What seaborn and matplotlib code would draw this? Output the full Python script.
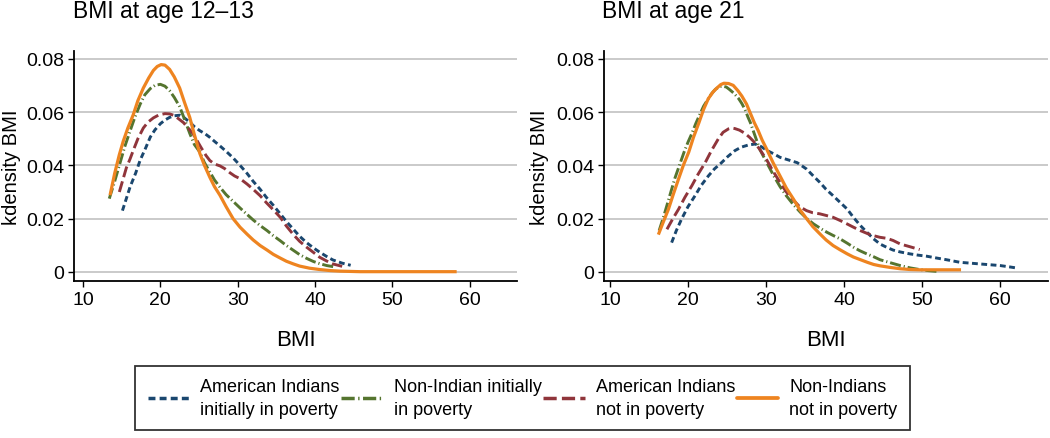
import matplotlib
matplotlib.use("Agg")
import matplotlib.pyplot as plt
import numpy as np
import pandas as pd
import seaborn as sns
from matplotlib.lines import Line2D

# ---------------- data ----------------
groups = ["American Indians\ninitially in poverty",
          "Non-Indian initially\nin poverty",
          "American Indians\nnot in poverty",
          "Non-Indians\nnot in poverty"]
panel_titles = ["BMI at age 12\u201313", "BMI at age 21"]
x_ticks = [10, 20, 30, 40, 50, 60]
y_ticks = [0, 0.02, 0.04, 0.06, 0.08]
y_tick_labels = ["0", "0.02", "0.04", "0.06", "0.08"]

# Age 12-13
x12_ai_pov = [15.1, 15.6, 16.1, 16.8, 17.4, 18.1, 18.7, 19.3, 20.0, 20.6, 21.2, 21.8, 22.5, 23.1,
              23.8, 24.4, 25.1, 25.8, 26.4, 27.0, 27.7, 28.6, 29.4, 30.3, 31.2, 32.0, 32.9, 33.7,
              34.6, 35.5, 36.3, 37.2, 38.0, 38.9, 39.8, 40.6, 41.5, 42.3, 43.5, 44.6]
y12_ai_pov = [0.023, 0.0275, 0.032, 0.037, 0.042, 0.0465, 0.0506, 0.0533, 0.0556, 0.057, 0.058,
              0.0586, 0.0588, 0.0578, 0.0562, 0.0545, 0.053, 0.0518, 0.0505, 0.049, 0.0473,
              0.045, 0.0428, 0.040, 0.037, 0.034, 0.031, 0.028, 0.025, 0.0218, 0.0189, 0.016,
              0.0134, 0.011, 0.009, 0.0074, 0.0058, 0.0045, 0.0033, 0.0025]
x12_ni_pov = [13.4, 14.1, 14.8, 15.4, 16.1, 16.7, 17.4, 18.0, 18.7, 19.3, 20.0, 20.6, 21.2, 21.8,
              22.5, 23.1, 23.8, 24.4, 25.1, 25.7, 26.4, 27.0, 27.7, 28.5, 29.4, 30.3, 31.2, 32.0,
              32.9, 33.8, 34.6, 35.5, 36.3, 37.2, 38.0, 38.9, 39.8, 40.6, 41.5, 42.7]
y12_ni_pov = [0.0275, 0.034, 0.041, 0.047, 0.053, 0.058, 0.063, 0.0665, 0.0688, 0.070, 0.0704,
              0.0697, 0.068, 0.0655, 0.062, 0.0575, 0.052, 0.0478, 0.045, 0.041, 0.0375, 0.0345,
              0.0318, 0.029, 0.0265, 0.024, 0.0216, 0.0195, 0.0174, 0.0155, 0.0136, 0.0117,
              0.0099, 0.0081, 0.0065, 0.0051, 0.0039, 0.0031, 0.0024, 0.0018]
x12_ai_np = [14.7, 15.2, 15.6, 16.1, 16.5, 17.1, 17.8, 18.4, 19.1, 19.8, 20.6, 21.2, 21.7, 22.3,
             23.0, 23.6, 24.2, 24.8, 25.3, 25.9, 26.4, 27.0, 27.7, 28.3, 29.0, 29.6, 30.3, 31.2,
             32.0, 32.9, 33.7, 34.6, 35.5, 36.3, 37.2, 38.0, 38.9, 39.8, 40.6, 41.5, 42.3, 43.5]
y12_ai_np = [0.030, 0.035, 0.039, 0.0425, 0.0456, 0.050, 0.054, 0.0562, 0.0578, 0.0589, 0.0594,
             0.0593, 0.0588, 0.0576, 0.056, 0.054, 0.052, 0.049, 0.0465, 0.0437, 0.0418, 0.0405,
             0.0398, 0.0388, 0.0372, 0.036, 0.035, 0.033, 0.031, 0.0286, 0.026, 0.0233, 0.0205,
             0.0172, 0.014, 0.0115, 0.0093, 0.0073, 0.0055, 0.0041, 0.003, 0.0021]
x12_ni_np = [13.5, 14.1, 14.7, 15.2, 15.8, 16.5, 17.1, 17.8, 18.5, 19.1, 19.6, 20.1, 20.6, 21.2,
             21.8, 22.5, 23.1, 23.8, 24.4, 25.1, 25.7, 26.4, 27.0, 27.7, 28.5, 29.4, 30.3, 31.2,
             32.0, 32.9, 33.8, 34.6, 35.5, 36.3, 37.2, 38.0, 39.3, 40.6, 42.0, 43.2, 45.8, 50.0,
             54.0, 58.3]
y12_ni_np = [0.0288, 0.037, 0.044, 0.049, 0.054, 0.059, 0.0643, 0.069, 0.0728, 0.0756, 0.0771,
             0.0778, 0.0776, 0.076, 0.0732, 0.069, 0.0638, 0.058, 0.0515, 0.0445, 0.040, 0.0355,
             0.032, 0.0288, 0.0245, 0.020, 0.0168, 0.0142, 0.012, 0.0099, 0.0082, 0.0066,
             0.0052, 0.004, 0.003, 0.0022, 0.0014, 0.0009, 0.0005, 0.0003, 0.0001, 0.0001,
             0.0001, 0.0001]

# Age 21
x21_ai_pov = [17.9, 18.5, 19.2, 20.0, 20.9, 21.7, 22.6, 23.4, 24.3, 25.1, 26.0, 26.8, 27.7, 28.6,
              29.4, 30.1, 31.0, 31.8, 32.9, 34.0, 35.2, 36.0, 36.9, 37.7, 38.6, 39.5, 40.4, 41.2,
              42.1, 43.0, 43.8, 44.6, 45.5, 46.3, 47.2, 48.4, 49.5, 50.6, 51.9, 53.1, 54.0, 54.9,
              56.2, 57.4, 58.7, 60.0, 61.2, 62.3]
y21_ai_pov = [0.011, 0.0155, 0.020, 0.0245, 0.0286, 0.0325, 0.036, 0.0387, 0.041, 0.0433,
              0.0455, 0.0468, 0.0476, 0.048, 0.047, 0.0456, 0.0443, 0.043, 0.042, 0.041, 0.0386,
              0.0362, 0.0336, 0.031, 0.0286, 0.0261, 0.0236, 0.0205, 0.0174, 0.0147, 0.0124,
              0.0105, 0.0092, 0.0082, 0.0075, 0.0068, 0.0063, 0.0059, 0.0052, 0.0046, 0.0041,
              0.0036, 0.0033, 0.003, 0.0027, 0.0024, 0.0019, 0.0014]
x21_ni_pov = [16.3, 16.9, 17.5, 18.3, 18.9, 19.5, 20.0, 20.5, 21.0, 21.5, 22.0, 22.6, 23.0, 23.5,
              24.0, 24.4, 24.9, 25.3, 25.9, 26.5, 26.9, 27.3, 27.7, 28.0, 28.6, 29.2, 30.1, 31.0,
              31.8, 32.6, 33.5, 34.4, 35.2, 36.1, 37.0, 37.8, 38.6, 39.5, 40.4, 41.2, 42.0, 42.9,
              43.8, 44.6, 45.3, 46.0, 47.2, 48.5, 49.7, 50.8, 51.9]
y21_ni_pov = [0.0155, 0.021, 0.027, 0.035, 0.040, 0.045, 0.0487, 0.052, 0.0557, 0.059, 0.0622,
              0.065, 0.0668, 0.0685, 0.0695, 0.0697, 0.0694, 0.0685, 0.067, 0.065, 0.0632, 0.061,
              0.058, 0.056, 0.051, 0.046, 0.041, 0.036, 0.032, 0.0286, 0.0253, 0.0224, 0.0201,
              0.018, 0.0163, 0.0149, 0.0137, 0.0124, 0.0108, 0.0093, 0.008, 0.0068, 0.0057,
              0.0046, 0.004, 0.0034, 0.0024, 0.0015, 0.0009, 0.0005, 0.0002]
x21_ai_np = [17.3, 18.0, 18.8, 19.6, 20.5, 21.3, 22.2, 23.0, 23.9, 24.5, 25.2, 25.6, 26.0, 26.6,
             27.3, 27.9, 28.4, 29.2, 30.1, 30.9, 31.8, 32.6, 33.5, 34.3, 35.2, 36.0, 36.9, 37.7,
             38.6, 39.5, 40.4, 41.2, 42.1, 43.0, 43.8, 44.6, 45.5, 46.3, 47.2, 48.4, 49.7]
y21_ai_np = [0.016, 0.0197, 0.0236, 0.028, 0.0324, 0.0367, 0.041, 0.0455, 0.050, 0.0524, 0.0537,
             0.054, 0.0538, 0.0532, 0.052, 0.0505, 0.049, 0.046, 0.042, 0.0378, 0.0336, 0.030,
             0.027, 0.0245, 0.023, 0.0222, 0.0218, 0.0212, 0.0205, 0.0193, 0.018, 0.0168,
             0.0155, 0.0144, 0.0136, 0.013, 0.0126, 0.0118, 0.0105, 0.0095, 0.0084]
x21_ni_np = [16.2, 16.8, 17.5, 18.1, 18.8, 19.4, 20.1, 20.7, 21.4, 22.0, 22.6, 23.2, 23.7, 24.2,
             24.6, 25.2, 25.8, 26.4, 26.9, 27.5, 28.0, 28.5, 29.0, 29.5, 30.1, 30.9, 31.8, 32.6,
             33.5, 34.3, 35.2, 36.0, 36.9, 37.7, 38.6, 39.5, 40.4, 41.2, 42.1, 43.0, 43.8, 44.6,
             45.9, 47.2, 48.5, 49.7, 52.3, 55.0]
y21_ni_np = [0.014, 0.0185, 0.0236, 0.029, 0.035, 0.040, 0.045, 0.0505, 0.056, 0.061, 0.065,
             0.0675, 0.069, 0.0703, 0.0708, 0.0707, 0.070, 0.068, 0.066, 0.063, 0.0595, 0.056,
             0.053, 0.0495, 0.046, 0.041, 0.036, 0.0315, 0.0274, 0.0235, 0.020, 0.017, 0.0143,
             0.012, 0.0099, 0.0083, 0.0068, 0.0056, 0.0046, 0.0036, 0.0028, 0.0023, 0.0017,
             0.0012, 0.0009, 0.0008, 0.0008, 0.0008]

series = {
    panel_titles[0]: [(x12_ai_pov, y12_ai_pov), (x12_ni_pov, y12_ni_pov),
                      (x12_ai_np, y12_ai_np), (x12_ni_np, y12_ni_np)],
    panel_titles[1]: [(x21_ai_pov, y21_ai_pov), (x21_ni_pov, y21_ni_pov),
                      (x21_ai_np, y21_ai_np), (x21_ni_np, y21_ni_np)],
}

rows = []
for title, lst in series.items():
    for g, (xs, ys) in zip(groups, lst):
        for i, (xv, yv) in enumerate(zip(xs, ys)):
            rows.append({"panel": title, "group": g, "order": i, "BMI": xv, "density": yv})
df = pd.DataFrame(rows)

# ---------------- styling ----------------
colors = {groups[0]: "#1a476f", groups[1]: "#55752f", groups[2]: "#90353b", groups[3]: "#ee8420"}
dashes = {groups[0]: (2.0, 1.2), groups[1]: (3.8, 1.0, 0.4, 1.0),
          groups[2]: (3.8, 1.5), groups[3]: ""}
widths = {groups[0]: 2.1, groups[1]: 2.1, groups[2]: 2.1, groups[3]: 2.3}

sns.set_theme(style="white")
plt.rcParams["font.family"] = ["Liberation Sans", "DejaVu Sans"]
plt.rcParams["text.color"] = "black"
plt.rcParams["axes.labelcolor"] = "black"
plt.rcParams["xtick.color"] = "black"
plt.rcParams["ytick.color"] = "black"

W, H = 1050, 439
fig = plt.figure(figsize=(W / 100, H / 100), dpi=100)
ax_rects = [[74 / W, (H - 282) / H, 443 / W, 230 / H],
            [604 / W, (H - 282) / H, 444 / W, 230 / H]]
xlims = [(8.84, 66.1), (9.23, 66.15)]
title_x = [73, 602]
ylabel_right_px = [21, 549]

for k, title in enumerate(panel_titles):
    ax = fig.add_axes(ax_rects[k])
    sub = df[df["panel"] == title]
    for g in groups:
        sns.lineplot(data=sub[sub["group"] == g], x="BMI", y="density", sort=False,
                     estimator=None, color=colors[g], linewidth=widths[g],
                     dashes=False, ax=ax, legend=False)
        line = ax.lines[-1]
        if dashes[g]:
            line.set_dashes(dashes[g])
        line.set_solid_capstyle("butt")
        line.set_dash_capstyle("butt")
        line.set_solid_joinstyle("round")
        line.set_dash_joinstyle("round")
    ax.set_xlim(*xlims[k])
    ax.set_ylim(-0.0034, 0.0829)
    ax.set_xticks(x_ticks)
    ax.set_xticklabels([str(t) for t in x_ticks], fontsize=14)
    ax.set_yticks(y_ticks)
    ax.set_yticklabels(y_tick_labels, fontsize=14)
    ax.yaxis.grid(True, color="#c6c6c6", linewidth=1.3)
    ax.xaxis.grid(False)
    ax.set_axisbelow(True)
    for s in ["top", "right"]:
        ax.spines[s].set_visible(False)
    for s in ["left", "bottom"]:
        ax.spines[s].set_color("black")
        ax.spines[s].set_linewidth(1.3)
    ax.tick_params(axis="both", which="major", direction="out", length=4.5, width=1.0,
                   pad=2.5, left=True, bottom=True)
    ax.set_xlabel("BMI", fontsize=16, labelpad=15)
    ax.set_ylabel("kdensity BMI", fontsize=14.5)
    x0 = ax_rects[k][0] * W
    wpx = ax_rects[k][2] * W
    ax.yaxis.set_label_coords((ylabel_right_px[k] - x0) / wpx, 0.5)
    fig.text(title_x[k] / W, 1 - 18 / H, title, fontsize=16.5, ha="left", va="baseline")

handles = []
for g in groups:
    h = Line2D([0], [0], color=colors[g], linewidth=widths[g] + 0.4)
    if dashes[g]:
        h.set_dashes(dashes[g])
    h.set_dash_capstyle("butt")
    handles.append(h)

leg = fig.legend(handles, groups, loc="center",
                 bbox_to_anchor=(135 / W, 4 / H, 775 / W, 72 / H), mode="expand", ncol=4,
                 frameon=True, fancybox=False, edgecolor="black", fontsize=13,
                 handlelength=2.3, handletextpad=0.6, borderaxespad=0, borderpad=0.7,
                 columnspacing=1.0)
leg.get_frame().set_linewidth(1.3)
for t in leg.get_texts():
    t.set_linespacing(1.4)

fig.savefig("out.png", dpi=100)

• _GIVEN TASK_: Lines of the material that contain the word "seaborn" are to be gathered.

• _SOLUTION FOR THIS PROBLEM_:
What seaborn and matplotlib code would draw this? Output the full Python script.
import seaborn as sns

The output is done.